January 23, 2012

The Human Factor

If I told you that a tortoise had a body temperature of 83 degrees, could you tell me if that animal is healthy or sick? Unless you had some idea of what normal was -- what it's temperature should be -- there's no way to know what the number means.

We have a great deal of data and a great many metrics about online advertising. Other than direct marketing, however, we have little to no idea what all these numbers mean and how they relate to successful advertising.

We are being blinded by science.

On the other hand, we also have feelings and intuitions. But because feelings and intuitions are not very scientific they have become non-factors.

We know, for example, that because we work in advertising, people often ask us whether  we like this or that TV spot. And that no one ever asks us whether we like this or that display ad.

We know that in two weeks the web will be inundated with chatter about Super Bowl TV spots, but TV will have almost no chatter about Super Bowl-related web marketing. The day after the Super Bowl I will once again be invited to go on TV and pontificate on this this year's crop of TV spots, but not a single question will be asked about online Super Bowl advertising.

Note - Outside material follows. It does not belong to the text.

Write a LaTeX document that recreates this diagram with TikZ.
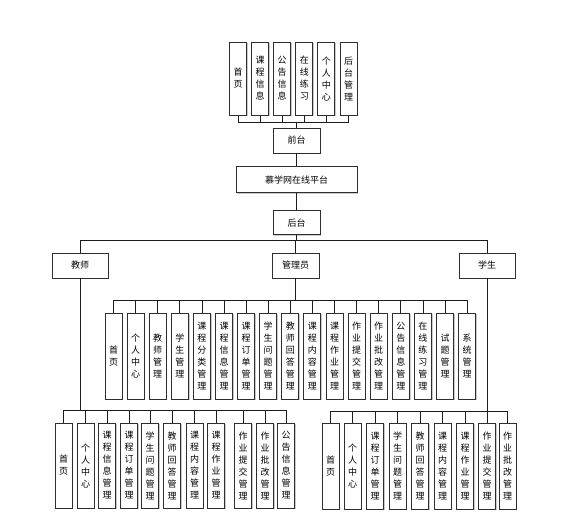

We know that when we have a TV campaign on the air, or even a radio campaign, we can feel its presence. But when we have online ads or "content" we feel nothing of the sort

We can see that presidential primary candidates -- who literally research their success at persuasion every day -- are using every penny they can scrape up to get their messages on TV. They use the web to raise money from their small cadre of true believers, but when it's time to persuade the masses, the money goes to TV.

You would think this evidence would convince us -- we who are supposed to be media savvy -- that the web is not everything it's cracked up to be as a persuasive advertising medium. But we have deluded ourselves that because the web has great cultural impact it must also have great advertising impact. Even though the evidence is less than compelling.

We have convinced ourselves that consumers have the time and inclination to search the web for "content" (whatever the hell that is) that we -- and tens of thousands of others just like us -- create in support of selling our products when, in fact, consumers continue to show little or no interest in our self-serving "content."

We have tortured the logic of advertising and tied ourselves up in knots to the point that we no longer believe the evidence of our eyes. Yes, as a former science teacher I know full well there are times when science is right and our instincts are wrong. But this isn't one of them.

Most of the web metrics we see have the appearance of science because they are numbers. But they are not science at all, because we don't yet know what they signify. They are numbers without context or meaning.

It's like knowing the tortoise's body temperature but having no idea what it should be.

Until we know what these numbers mean, and whether they relate in any way to advertising impact and persuasion, we'd be well-served to have a little less faith in the data and a little more faith in our eyes and our instincts.